Former Mississippi Gov. Haley Barbour, pictured in Jackson, Miss., in… (Rogelio V. Solis / Associated…)
The Obama administration's announcement of a halt to deportation for young illegal immigrants sharpens a contrast on a major issue for Latino voters, an essential part of the president's coalition if he is to win a second term.
And it comes as some Republican leaders have expressed concern about the party's standing with the burgeoning electoral force, a particular concern given presidential standard-bearer Mitt Romney's hard-line stance on illegal immigration.
On Friday morning, before news broke of the administration's policy change, former Mississippi Gov. Haley Barbour said it was essential for Republicans to improve their appeal among Latinos.
"The Latino vote makes a difference and can make the difference in a number of critical states. And so from a purely political perspective sure we have to improve," Barbour told reporters at a breakfast gathering hosted by the Christian Science Monitor on Friday.
Barbour expressed support for a proposal Rick Perry advocated during the Republican primaries -- to allow undocumented workers who have otherwise respected U.S. laws and paid taxes to apply for two-year worker permits but not have a separate path to citizenship.
"We need a secure border for lots of reasons. And then we need to recognize we're not going to deport 12 million people. We shouldn't," he said.
In Republican debates, Romney blasted Perry as well as Newt Gingrich for advocating a policy he said amounted to amnesty.
Romney's campaign has said he opposes amnesty, opposes in-state tuition benefits for illegal immigrants, and wants to put in place a strong employer-verification system with penalties for companies that hire illegal immigrants.
In one debate, he called for "self-deportation" in the event illegal immigrants could not find work because of such a policy, saying, "We're not going to round them up."
Barbour said he would have a "different policy" than what Romney has proposed. But he also said he does not think Romney is as "hard-over" as Democrats will portray him in the fall.
One area Democrats have focused on is Romney's statement that he would veto the so-called Dream Act, which would create a path to citizenship for some illegal immigrants who were brought to the U.S. as minors.
Florida Sen. Marco Rubio, one of the GOP's most prominent Latino officeholders and a potential vice presidential selection, is working on his own version, one that Romney has only said he was studying.

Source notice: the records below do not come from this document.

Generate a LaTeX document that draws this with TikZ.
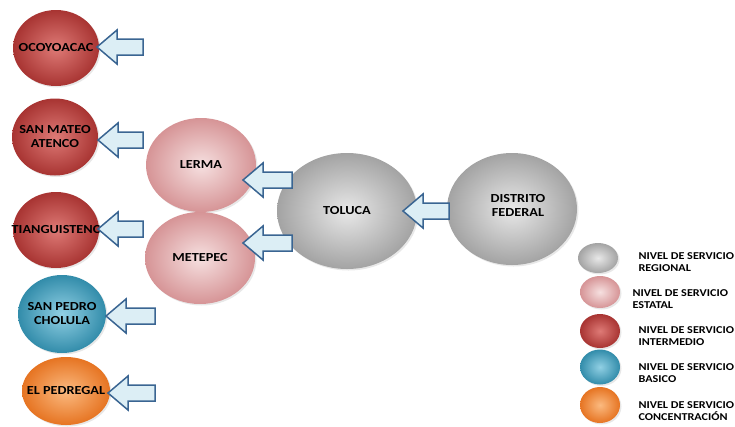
\documentclass[tikz,border=0pt]{standalone}
\usepackage{fontspec}
\setmainfont[FakeStretch=1.16]{Carlito}
\usetikzlibrary{positioning, calc, shapes.geometric, shadows}

\definecolor{azulosc}{HTML}{3A6592}
\definecolor{azulcl}{HTML}{DCEEF5}

\tikzset{
    nivel/.style={ellipse, inner sep=0pt,
        drop shadow={shadow xshift=1.5pt, shadow yshift=-1.5pt, opacity=0.18}},
    regional/.style={nivel, inner color=gray!18, outer color=gray!72},
    estatal/.style={nivel, inner color={rgb,255:red,246;green,224;blue,224}, outer color={rgb,255:red,214;green,148;blue,150}},
    intermedio/.style={nivel, inner color={rgb,255:red,222;green,122;blue,118}, outer color={rgb,255:red,168;green,52;blue,50}},
    basico/.style={nivel, inner color={rgb,255:red,145;green,208;blue,228}, outer color={rgb,255:red,50;green,140;blue,170}},
    concentracion/.style={nivel, inner color={rgb,255:red,251;green,186;blue,128}, outer color={rgb,255:red,230;green,116;blue,34}},
    rotulo/.style={align=center, text=black, font=\bfseries\fontsize{12.3}{14}\selectfont},
    leyenda/.style={anchor=west, align=left, text=black, font=\bfseries\fontsize{10.5}{12.5}\selectfont},
    flecha/.style={draw=azulosc, fill=azulcl, line width=1.5pt, line join=miter},
}

% flecha de bloque: punta en #1, largo #2
\newcommand{\bloqueflecha}[2]{%
    \draw[flecha] (#1) -- ++(20,17) -- ++(0,-9) -- ++(#2-20,0) -- ++(0,-16)
        -- ++(-#2+20,0) -- ++(0,-9) -- cycle;}

\begin{document}
\begin{tikzpicture}[x=1pt, y=-1pt]
    \useasboundingbox (0,0) rectangle (735,426);

    % columna izquierda
    \foreach \nom/\pos/\est/\w/\h/\txt in {
        ocoy/{56,48}/intermedio/86/76/{OCOYOACAC},
        mateo/{55,137}/intermedio/86/77/{SAN MATEO\\ATENCO},
        tiang/{56,230}/intermedio/86/76/{TIANGUISTENC},
        pedro/{62,314}/basico/88/78/{SAN PEDRO\\CHOLULA},
        pedregal/{66,391}/concentracion/88/68/{EL PEDREGAL}}
        \node[\est, minimum width=\w pt, minimum height=\h pt,
              label={[rotulo]center:\txt}] (\nom) at (\pos) {};

    % nivel estatal y regional
    \node[estatal, minimum width=110pt, minimum height=94pt,
          label={[rotulo]center:LERMA}] (lerma) at (201,165) {};
    \node[estatal, minimum width=110pt, minimum height=92pt,
          label={[rotulo]center:METEPEC}] (metepec) at (200,258) {};
    \node[regional, minimum width=140pt, minimum height=116pt,
          label={[rotulo]center:TOLUCA}] (toluca) at (347,211) {};
    \node[regional, minimum width=130pt, minimum height=112pt,
          label={[rotulo, yshift=4pt, xshift=6pt]center:DISTRITO\\FEDERAL}] (df) at (512,209) {};

    % flechas
    \foreach \p/\l in {{97,47}/46, {98,140}/45, {98,229}/45, {106,316}/49,
                      {108,393}/47, {243,180}/49, {243,243}/49, {403,211}/46}
        \bloqueflecha{\p}{\l};

    % leyenda
    \node[regional, minimum width=40pt, minimum height=30pt] (lreg) at (598,258) {};
    \node[estatal, minimum width=40pt, minimum height=32pt] (lest) at (600,292) {};
    \node[intermedio, minimum width=40pt, minimum height=34pt] (lint) at (600,331) {};
    \node[basico, minimum width=40pt, minimum height=35pt] (lbas) at (600,367) {};
    \node[concentracion, minimum width=40pt, minimum height=36pt] (lcon) at (600,405) {};

    \node[leyenda] (treg) at (635,262) {NIVEL DE SERVICIO\\REGIONAL};
    \node[leyenda] (test) at (629,299) {NIVEL DE SERVICIO\\ESTATAL};
    \node[leyenda] (tint) at (635,336) {NIVEL DE SERVICIO\\INTERMEDIO};
    \node[leyenda] (tbas) at (635,373) {NIVEL DE SERVICIO\\BASICO};
    \node[leyenda] (tcon) at (635,411) {NIVEL DE SERVICIO\\CONCENTRACIÓN};
\end{tikzpicture}
\end{document}
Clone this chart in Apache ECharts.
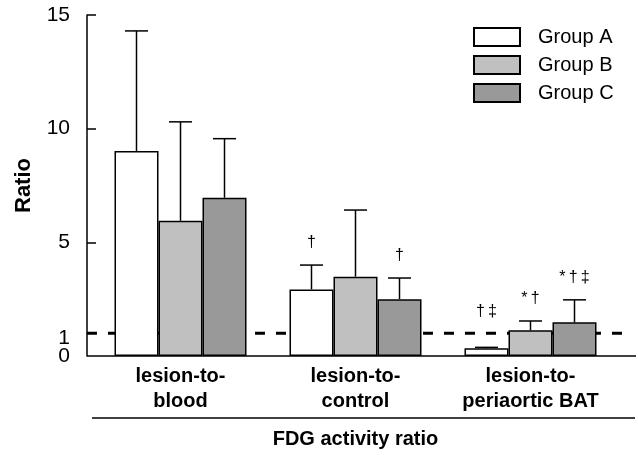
<!DOCTYPE html>
<html>
<head>
<meta charset="utf-8">
<script src="https://cdn.jsdelivr.net/npm/echarts@6/dist/echarts.min.js"></script>
<style>
  html, body { margin: 0; padding: 0; background: #fff; }
  #main { width: 638px; height: 455px; }
</style>
</head>
<body>
<div id="main"></div>
<script>
// values
var categories = ['lesion-to-\nblood', 'lesion-to-\ncontrol', 'lesion-to-\nperiaortic BAT'];
var groupNames = ['Group A', 'Group B', 'Group C'];
var groupA = [9.02, 2.93, 0.34];
var groupB = [5.95, 3.49, 1.13];
var groupC = [6.96, 2.50, 1.48];
// top of the upper error whisker
var errA = [14.3, 4.0, 0.38];
var errB = [10.3, 6.42, 1.54];
var errC = [9.56, 3.43, 2.47];
// significance marks
var marksA = ['', '\u2020', '\u2020\u2009\u2021'];
var marksB = ['', '', '*\u2009\u2020'];
var marksC = ['', '\u2020', '*\u2009\u2020\u2009\u2021'];
var refValue = 1;
var yLabels = [0, 5, 10, 15];
var yTicks = [5, 10, 15];

var FONT = "'Liberation Sans', Arial, sans-serif";
var colors = ['#ffffff', '#c0c0c0', '#999999'];
var means = [groupA, groupB, groupC];
var errs = [errA, errB, errC];
var marks = [marksA, marksB, marksC];
var BAR_W = 44;

var myChart = echarts.init(document.getElementById('main'));

var series = [];

// reference line at 1 and the long baseline
series.push({
  type: 'custom',
  z: 1,
  silent: true,
  data: [[0, refValue]],
  renderItem: function (params, api) {
    var cs = params.coordSys;
    var yRef = api.coord([0, api.value(1)])[1];
    var y0 = api.coord([0, 0])[1];
    return {
      type: 'group',
      children: [
        { type: 'line', shape: { x1: cs.x - 6, y1: yRef, x2: cs.x + cs.width + 6, y2: yRef },
          style: { stroke: '#000', lineWidth: 3, lineDash: [10, 11] } },
        { type: 'line', shape: { x1: cs.x - 6, y1: y0, x2: cs.x + cs.width + 18, y2: y0 },
          style: { stroke: '#000', lineWidth: 1.5 } }
      ]
    };
  }
});

groupNames.forEach(function (name, g) {
  series.push({
    name: name,
    type: 'bar',
    z: 2,
    barWidth: BAR_W,
    barGap: '0%',
    itemStyle: { color: colors[g], borderColor: '#000', borderWidth: 1.5 },
    data: means[g]
  });
});

// error bars and marks
groupNames.forEach(function (name, g) {
  series.push({
    type: 'custom',
    z: 3,
    silent: true,
    data: categories.map(function (c, i) { return [i, means[g][i], errs[g][i]]; }),
    renderItem: function (params, api) {
      var i = api.value(0);
      var base = api.coord([i, api.value(1)]);
      var top = api.coord([i, api.value(2)]);
      var yRef = api.coord([i, refValue])[1];
      var x = base[0] + (g - 1) * BAR_W;
      var children = [
        { type: 'line', shape: { x1: x, y1: base[1], x2: x, y2: top[1] },
          style: { stroke: '#000', lineWidth: 1.5 } },
        { type: 'line', shape: { x1: x - 11.5, y1: top[1], x2: x + 11.5, y2: top[1] },
          style: { stroke: '#000', lineWidth: 1.5 } }
      ];
      var m = marks[g][i];
      if (m) {
        children.push({
          type: 'text',
          style: {
            text: m, x: x, y: Math.min(top[1], yRef) - 22,
            textAlign: 'center', textVerticalAlign: 'middle',
            align: 'center', verticalAlign: 'middle',
            fontSize: 16, fontFamily: FONT, fill: '#000'
          }
        });
      }
      return { type: 'group', children: children };
    }
  });
});

var yBase = {
  type: 'value',
  min: 0,
  max: 15,
  interval: 5,
  offset: 6,
  position: 'left',
  splitLine: { show: false }
};

myChart.setOption({
  animation: false,
  textStyle: { fontFamily: FONT, color: '#000' },
  grid: { left: 93, top: 15, width: 525, height: 341, outerBoundsMode: 'none', containLabel: false },
  legend: {
    data: groupNames,
    orient: 'vertical',
    left: 473,
    top: 27,
    padding: 0,
    itemWidth: 46,
    itemHeight: 18,
    itemGap: 8,
    icon: 'rect',
    selectedMode: false,
    textStyle: { fontSize: 20, fontFamily: FONT, color: '#000', padding: [0, 0, 0, 13] }
  },
  xAxis: {
    type: 'category',
    data: categories,
    axisLine: { show: false },
    axisTick: { show: false },
    axisLabel: {
      fontSize: 20, fontWeight: 'bold', fontFamily: FONT, color: '#000',
      lineHeight: 25, margin: 8, interval: 0
    },
    name: 'FDG activity ratio',
    nameLocation: 'middle',
    nameGap: 73,
    nameTextStyle: { fontSize: 20, fontWeight: 'bold', fontFamily: FONT, color: '#000' }
  },
  yAxis: [
    Object.assign({}, yBase, {
      axisLine: { show: true, lineStyle: { color: '#000', width: 1.5 } },
      axisTick: { show: true, inside: true, length: 9, customValues: yTicks,
        lineStyle: { color: '#000', width: 1.5 } },
      axisLabel: {
        customValues: yLabels,
        showMinLabel: true,
        margin: 17, fontSize: 21, fontFamily: FONT, color: '#000'
      },
      name: 'Ratio',
      nameLocation: 'middle',
      nameGap: 52,
      nameTextStyle: { fontSize: 22, fontWeight: 'bold', fontFamily: FONT, color: '#000' }
    }),
    // second axis only carries the "1" label of the reference line
    Object.assign({}, yBase, {
      axisLine: { show: false },
      axisTick: { show: false },
      axisLabel: {
        customValues: [refValue],
        margin: 17, fontSize: 21, fontFamily: FONT, color: '#000',
        formatter: function (v) { return '{one|' + v + '}'; },
        rich: { one: { fontSize: 21, fontFamily: FONT, color: '#000', padding: [10, 0, 0, 0] } }
      }
    })
  ],
  graphic: [{
    type: 'line',
    shape: { x1: 92, y1: 418, x2: 635, y2: 418 },
    style: { stroke: '#000', lineWidth: 1.5 }
  }],
  series: series
});
</script>
</body>
</html>
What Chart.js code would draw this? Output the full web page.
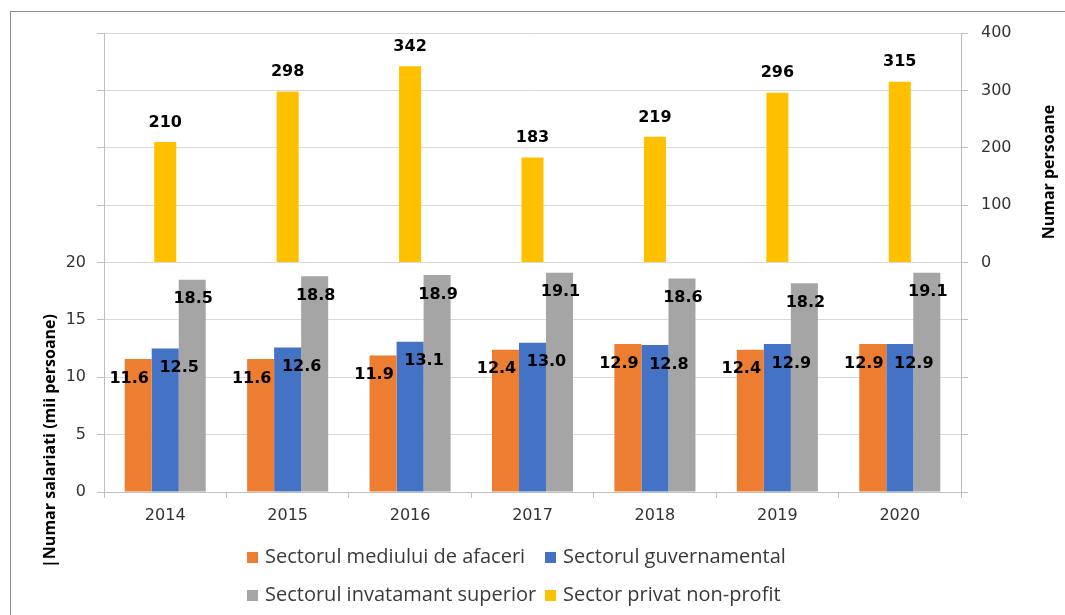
<!DOCTYPE html>
<html>
<head>
<meta charset="utf-8">
<script src="https://cdn.jsdelivr.net/npm/chart.js@4.4.0/dist/chart.umd.min.js"></script>
<style>
  html, body { margin: 0; padding: 0; background: #ffffff; }
  #wrap { position: relative; width: 1065px; height: 615px; overflow: hidden; background: #ffffff; }
  #frame { position: absolute; left: 10px; top: 11px; width: 1200px; height: 800px;
           border-left: 1px solid #8c8c8c; border-top: 1px solid #8c8c8c; }
  #c { position: absolute; left: 0; top: 0; }
  #legend { position: absolute; left: 0; top: 0; width: 1065px; height: 615px;
            font-family: "Open Sans", sans-serif; font-size: 20px; color: #3a3a3a; }
  .item { position: absolute; white-space: nowrap; height: 24px; line-height: 24px; }
  .box { display: inline-block; width: 11px; height: 11px; margin-right: 7px; vertical-align: 0px; }
</style>
</head>
<body>
<div id="wrap">
  <div id="frame"></div>
  <canvas id="c" width="1065" height="615"></canvas>
  <div id="legend"></div>
</div>
<script>
// ---- data ----
const years = ['2014', '2015', '2016', '2017', '2018', '2019', '2020'];
const seriesNames = [
  'Sectorul mediului de afaceri',
  'Sectorul guvernamental',
  'Sectorul invatamant superior',
  'Sector privat non-profit'
];
const businessSector = [11.6, 11.6, 11.9, 12.4, 12.9, 12.4, 12.9];
const governmentSector = [12.5, 12.6, 13.1, 13.0, 12.8, 12.9, 12.9];
const higherEducationSector = [18.5, 18.8, 18.9, 19.1, 18.6, 18.2, 19.1];
const privateNonProfit = [210, 298, 342, 183, 219, 296, 315];
const leftTicks = [0, 5, 10, 15, 20];
const rightTicks = [0, 100, 200, 300, 400];
const leftTitle = '|Numar salariati (mii persoane)';
const rightTitle = 'Numar persoane';

// ---- styles ----
const colors = ['#ED7D31', '#4472C4', '#A5A5A5', '#FFC000'];
const gridColor = '#d9d9d9';
const axisColor = '#bfbfbf';
const tickFont = { family: '"DejaVu Sans", Verdana, sans-serif', size: 16 };
const tickColor = '#333333';

const valueLabels = {
  id: 'valueLabels',
  afterDatasetsDraw(chart) {
    const ctx = chart.ctx;
    ctx.save();
    ctx.font = 'bold 16px "DejaVu Sans", Verdana, sans-serif';
    ctx.fillStyle = '#000000';
    ctx.textAlign = 'center';
    ctx.textBaseline = 'middle';
    chart.data.datasets.forEach((ds, i) => {
      const meta = chart.getDatasetMeta(i);
      const off = ds.labelOffset;
      meta.data.forEach((bar, j) => {
        const v = ds.data[j];
        const txt = ds.yAxisID === 'y2' ? String(v) : v.toFixed(1);
        ctx.fillText(txt, bar.x + off.dx, bar.y + off.dy);
      });
    });
    ctx.restore();
  }
};

const axisTitles = {
  id: 'axisTitles',
  afterDraw(chart) {
    const ctx = chart.ctx;
    ctx.save();
    ctx.font = 'bold 16px "Open Sans", sans-serif';
    ctx.fillStyle = '#000000';
    ctx.textAlign = 'center';
    ctx.textBaseline = 'middle';
    [[leftTitle, 50, 441], [rightTitle, 1049, 172]].forEach(([t, x, y]) => {
      ctx.save();
      ctx.translate(x, y);
      ctx.rotate(-Math.PI / 2);
      ctx.fillText(t, 0, 0);
      ctx.restore();
    });
    ctx.restore();
  }
};

const fixWidth = s => { s.width = 104; };

const chart = new Chart(document.getElementById('c'), {
  type: 'bar',
  data: {
    labels: years,
    datasets: [
      { label: seriesNames[0], data: businessSector, backgroundColor: colors[0], yAxisID: 'y',
        categoryPercentage: 0.662, barPercentage: 1.0, labelOffset: { dx: -9, dy: 19.5 } },
      { label: seriesNames[1], data: governmentSector, backgroundColor: colors[1], yAxisID: 'y',
        categoryPercentage: 0.662, barPercentage: 1.0, labelOffset: { dx: 14, dy: 19.5 } },
      { label: seriesNames[2], data: higherEducationSector, backgroundColor: colors[2], yAxisID: 'y',
        categoryPercentage: 0.662, barPercentage: 1.0, labelOffset: { dx: 1, dy: 19.5 } },
      { label: seriesNames[3], data: privateNonProfit, backgroundColor: colors[3], yAxisID: 'y2',
        grouped: false, categoryPercentage: 0.18, barPercentage: 1.0, labelOffset: { dx: 0, dy: -19.5 } }
    ]
  },
  options: {
    responsive: false,
    animation: false,
    devicePixelRatio: 1,
    layout: { padding: { top: 33, left: 0, right: 0, bottom: 0 } },
    plugins: { legend: { display: false }, tooltip: { enabled: false } },
    scales: {
      x: {
        offset: true,
        grid: { offset: true, drawOnChartArea: false, drawTicks: true, tickLength: 6, color: axisColor },
        border: { color: axisColor },
        ticks: { color: tickColor, font: tickFont, padding: 8, maxRotation: 0 },
        afterFit: s => { s.height = 123; }
      },
      y: {
        position: 'left', stack: 'L', stackWeight: 1, weight: 1,
        min: 0, max: 20,
        afterBuildTicks: s => { s.ticks = leftTicks.map(v => ({ value: v })); },
        grid: { color: gridColor, tickColor: axisColor, tickLength: 7 },
        border: { color: axisColor },
        ticks: { color: tickColor, font: tickFont, padding: 11 },
        afterFit: fixWidth
      },
      yLT: {
        position: 'left', stack: 'L', stackWeight: 1, weight: 2,
        min: 0, max: 400,
        afterBuildTicks: s => { s.ticks = rightTicks.map(v => ({ value: v })); },
        grid: { drawOnChartArea: false, tickColor: axisColor, tickLength: 7 },
        border: { color: axisColor },
        ticks: { display: false },
        afterFit: fixWidth
      },
      y2: {
        position: 'right', stack: 'R', stackWeight: 1, weight: 1,
        min: 0, max: 400,
        afterBuildTicks: s => { s.ticks = rightTicks.map(v => ({ value: v })); },
        grid: { color: gridColor, tickColor: axisColor, tickLength: 7 },
        border: { color: axisColor },
        ticks: { color: tickColor, font: tickFont, padding: 13 },
        afterFit: fixWidth
      },
      yRB: {
        position: 'right', stack: 'R', stackWeight: 1, weight: 2,
        min: 0, max: 20,
        afterBuildTicks: s => { s.ticks = leftTicks.map(v => ({ value: v })); },
        grid: { drawOnChartArea: false, tickColor: axisColor, tickLength: 7 },
        border: { color: axisColor },
        ticks: { display: false },
        afterFit: fixWidth
      }
    }
  },
  plugins: [valueLabels, axisTitles]
});

// ---- HTML legend (two rows, two columns) ----
const legend = document.getElementById('legend');
const legendCols = [247, 545];
const legendRows = [544, 582];
chart.data.datasets.forEach((ds, i) => {
  const el = document.createElement('div');
  el.className = 'item';
  el.style.left = legendCols[i % 2] + 'px';
  el.style.top = legendRows[Math.floor(i / 2)] + 'px';
  const box = document.createElement('span');
  box.className = 'box';
  box.style.background = ds.backgroundColor;
  el.appendChild(box);
  el.appendChild(document.createTextNode(ds.label));
  legend.appendChild(el);
});
</script>
</body>
</html>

Rubio reacted to the Obama administration's decision by saying it was "welcome news for many of these kids desperate for an answer, but it is a short term answer to a long term problem."
Earlier this week, former Florida Gov. Jeb Bush told reporters at a Bloomberg breakfast event that Romney needs to "have a broader message and have a more intense message" on immigration.
"He needs to broaden the message out when talking about immigration, to make it an economic issue as much as it is a question of the rule of law,” Bush said.
Romney was effective in the Republican primaries, Bush added, in connecting "with a group of voters that were quite angry," but that now he's in "somewhat of a box."
"So I think the broader message is how you get out of it."